Set down the data below without change, skipping the pictures it holds.

— Start Provided material —

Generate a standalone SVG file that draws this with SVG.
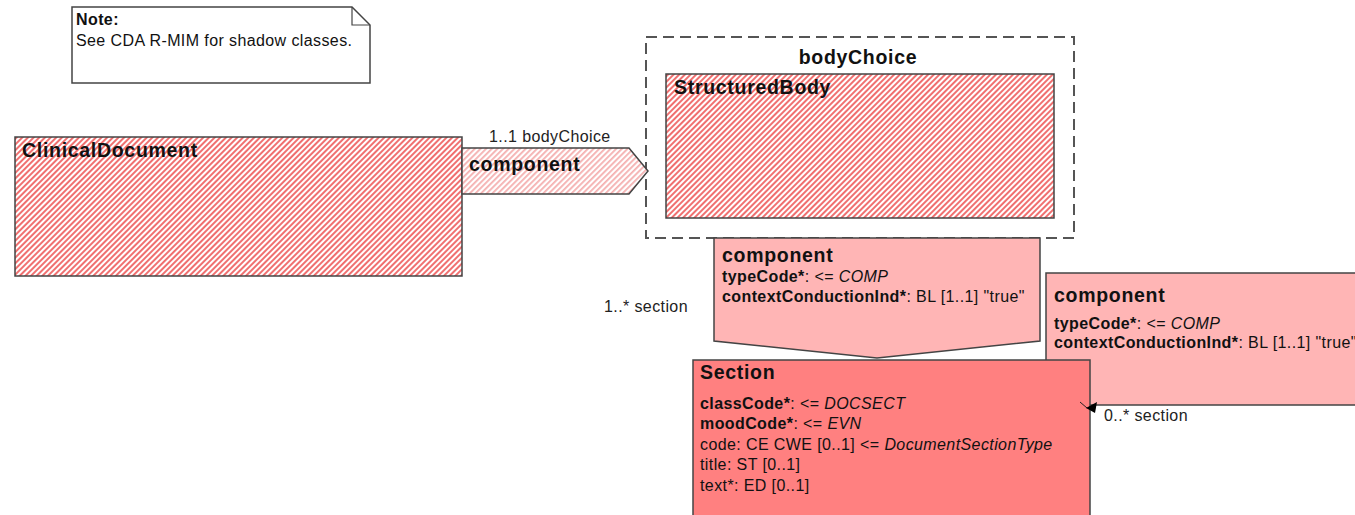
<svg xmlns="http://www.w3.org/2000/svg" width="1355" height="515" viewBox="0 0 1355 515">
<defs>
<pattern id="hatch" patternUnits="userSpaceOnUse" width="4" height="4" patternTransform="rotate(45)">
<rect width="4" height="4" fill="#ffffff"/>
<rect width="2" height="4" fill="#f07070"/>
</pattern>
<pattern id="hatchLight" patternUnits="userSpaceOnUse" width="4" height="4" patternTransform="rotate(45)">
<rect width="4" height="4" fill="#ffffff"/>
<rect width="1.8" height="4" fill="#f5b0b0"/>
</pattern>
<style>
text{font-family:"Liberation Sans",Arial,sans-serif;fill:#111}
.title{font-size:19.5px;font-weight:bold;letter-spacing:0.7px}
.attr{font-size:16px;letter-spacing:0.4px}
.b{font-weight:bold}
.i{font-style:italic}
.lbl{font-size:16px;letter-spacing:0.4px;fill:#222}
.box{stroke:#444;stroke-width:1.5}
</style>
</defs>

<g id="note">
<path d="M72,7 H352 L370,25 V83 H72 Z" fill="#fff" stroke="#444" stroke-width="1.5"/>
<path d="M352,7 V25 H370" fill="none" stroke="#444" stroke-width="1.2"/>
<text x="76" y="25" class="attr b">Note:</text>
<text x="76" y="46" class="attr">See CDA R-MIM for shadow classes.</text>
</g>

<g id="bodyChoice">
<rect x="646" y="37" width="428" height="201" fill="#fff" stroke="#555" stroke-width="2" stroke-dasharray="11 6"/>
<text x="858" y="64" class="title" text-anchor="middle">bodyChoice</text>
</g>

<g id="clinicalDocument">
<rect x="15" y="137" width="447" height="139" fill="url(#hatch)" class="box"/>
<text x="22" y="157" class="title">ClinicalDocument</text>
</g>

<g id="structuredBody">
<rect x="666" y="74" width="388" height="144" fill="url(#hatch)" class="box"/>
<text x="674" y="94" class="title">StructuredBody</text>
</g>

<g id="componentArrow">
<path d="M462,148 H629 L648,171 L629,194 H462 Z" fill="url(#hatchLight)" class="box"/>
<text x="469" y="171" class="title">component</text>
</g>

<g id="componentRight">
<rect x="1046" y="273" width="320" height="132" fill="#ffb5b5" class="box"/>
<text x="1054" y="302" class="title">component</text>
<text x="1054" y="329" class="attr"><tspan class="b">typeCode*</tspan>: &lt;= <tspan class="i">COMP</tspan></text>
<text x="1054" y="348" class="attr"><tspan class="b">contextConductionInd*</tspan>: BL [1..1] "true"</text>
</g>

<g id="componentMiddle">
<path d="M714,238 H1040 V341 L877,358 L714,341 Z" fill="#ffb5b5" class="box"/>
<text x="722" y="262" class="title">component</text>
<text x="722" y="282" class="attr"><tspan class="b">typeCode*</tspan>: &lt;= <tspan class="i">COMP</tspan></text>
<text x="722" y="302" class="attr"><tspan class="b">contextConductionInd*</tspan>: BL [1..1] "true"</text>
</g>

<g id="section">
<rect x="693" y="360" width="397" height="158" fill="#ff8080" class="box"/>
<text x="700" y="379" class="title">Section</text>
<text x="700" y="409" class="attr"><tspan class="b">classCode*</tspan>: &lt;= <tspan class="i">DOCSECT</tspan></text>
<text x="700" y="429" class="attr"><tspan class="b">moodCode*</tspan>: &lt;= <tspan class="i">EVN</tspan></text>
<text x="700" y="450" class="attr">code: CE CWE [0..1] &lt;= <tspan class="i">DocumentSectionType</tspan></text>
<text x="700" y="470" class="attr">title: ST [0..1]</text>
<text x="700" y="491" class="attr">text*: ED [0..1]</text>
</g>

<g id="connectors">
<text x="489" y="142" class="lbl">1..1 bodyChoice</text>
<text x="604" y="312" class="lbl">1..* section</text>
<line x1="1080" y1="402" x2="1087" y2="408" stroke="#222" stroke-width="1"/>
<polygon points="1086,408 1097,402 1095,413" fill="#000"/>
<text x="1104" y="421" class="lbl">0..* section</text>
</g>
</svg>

— End Provided material —

Right answer:
Generate a standalone SVG file that draws this with SVG.
<svg xmlns="http://www.w3.org/2000/svg" width="1355" height="515" viewBox="0 0 1355 515">
<defs>
<pattern id="hatch" patternUnits="userSpaceOnUse" width="4" height="4" patternTransform="rotate(45)">
<rect width="4" height="4" fill="#ffffff"/>
<rect width="2" height="4" fill="#f07070"/>
</pattern>
<pattern id="hatchLight" patternUnits="userSpaceOnUse" width="4" height="4" patternTransform="rotate(45)">
<rect width="4" height="4" fill="#ffffff"/>
<rect width="1.8" height="4" fill="#f5b0b0"/>
</pattern>
<style>
text{font-family:"Liberation Sans",Arial,sans-serif;fill:#111}
.title{font-size:19.5px;font-weight:bold;letter-spacing:0.7px}
.attr{font-size:16px;letter-spacing:0.4px}
.b{font-weight:bold}
.i{font-style:italic}
.lbl{font-size:16px;letter-spacing:0.4px;fill:#222}
.box{stroke:#444;stroke-width:1.5}
</style>
</defs>

<g id="note">
<path d="M72,7 H352 L370,25 V83 H72 Z" fill="#fff" stroke="#444" stroke-width="1.5"/>
<path d="M352,7 V25 H370" fill="none" stroke="#444" stroke-width="1.2"/>
<text x="76" y="25" class="attr b">Note:</text>
<text x="76" y="46" class="attr">See CDA R-MIM for shadow classes.</text>
</g>

<g id="bodyChoice">
<rect x="646" y="37" width="428" height="201" fill="#fff" stroke="#555" stroke-width="2" stroke-dasharray="11 6"/>
<text x="858" y="64" class="title" text-anchor="middle">bodyChoice</text>
</g>

<g id="clinicalDocument">
<rect x="15" y="137" width="447" height="139" fill="url(#hatch)" class="box"/>
<text x="22" y="157" class="title">ClinicalDocument</text>
</g>

<g id="structuredBody">
<rect x="666" y="74" width="388" height="144" fill="url(#hatch)" class="box"/>
<text x="674" y="94" class="title">StructuredBody</text>
</g>

<g id="componentArrow">
<path d="M462,148 H629 L648,171 L629,194 H462 Z" fill="url(#hatchLight)" class="box"/>
<text x="469" y="171" class="title">component</text>
</g>

<g id="componentRight">
<rect x="1046" y="273" width="320" height="132" fill="#ffb5b5" class="box"/>
<text x="1054" y="302" class="title">component</text>
<text x="1054" y="329" class="attr"><tspan class="b">typeCode*</tspan>: &lt;= <tspan class="i">COMP</tspan></text>
<text x="1054" y="348" class="attr"><tspan class="b">contextConductionInd*</tspan>: BL [1..1] "true"</text>
</g>

<g id="componentMiddle">
<path d="M714,238 H1040 V341 L877,358 L714,341 Z" fill="#ffb5b5" class="box"/>
<text x="722" y="262" class="title">component</text>
<text x="722" y="282" class="attr"><tspan class="b">typeCode*</tspan>: &lt;= <tspan class="i">COMP</tspan></text>
<text x="722" y="302" class="attr"><tspan class="b">contextConductionInd*</tspan>: BL [1..1] "true"</text>
</g>

<g id="section">
<rect x="693" y="360" width="397" height="158" fill="#ff8080" class="box"/>
<text x="700" y="379" class="title">Section</text>
<text x="700" y="409" class="attr"><tspan class="b">classCode*</tspan>: &lt;= <tspan class="i">DOCSECT</tspan></text>
<text x="700" y="429" class="attr"><tspan class="b">moodCode*</tspan>: &lt;= <tspan class="i">EVN</tspan></text>
<text x="700" y="450" class="attr">code: CE CWE [0..1] &lt;= <tspan class="i">DocumentSectionType</tspan></text>
<text x="700" y="470" class="attr">title: ST [0..1]</text>
<text x="700" y="491" class="attr">text*: ED [0..1]</text>
</g>

<g id="connectors">
<text x="489" y="142" class="lbl">1..1 bodyChoice</text>
<text x="604" y="312" class="lbl">1..* section</text>
<line x1="1080" y1="402" x2="1087" y2="408" stroke="#222" stroke-width="1"/>
<polygon points="1086,408 1097,402 1095,413" fill="#000"/>
<text x="1104" y="421" class="lbl">0..* section</text>
</g>
</svg>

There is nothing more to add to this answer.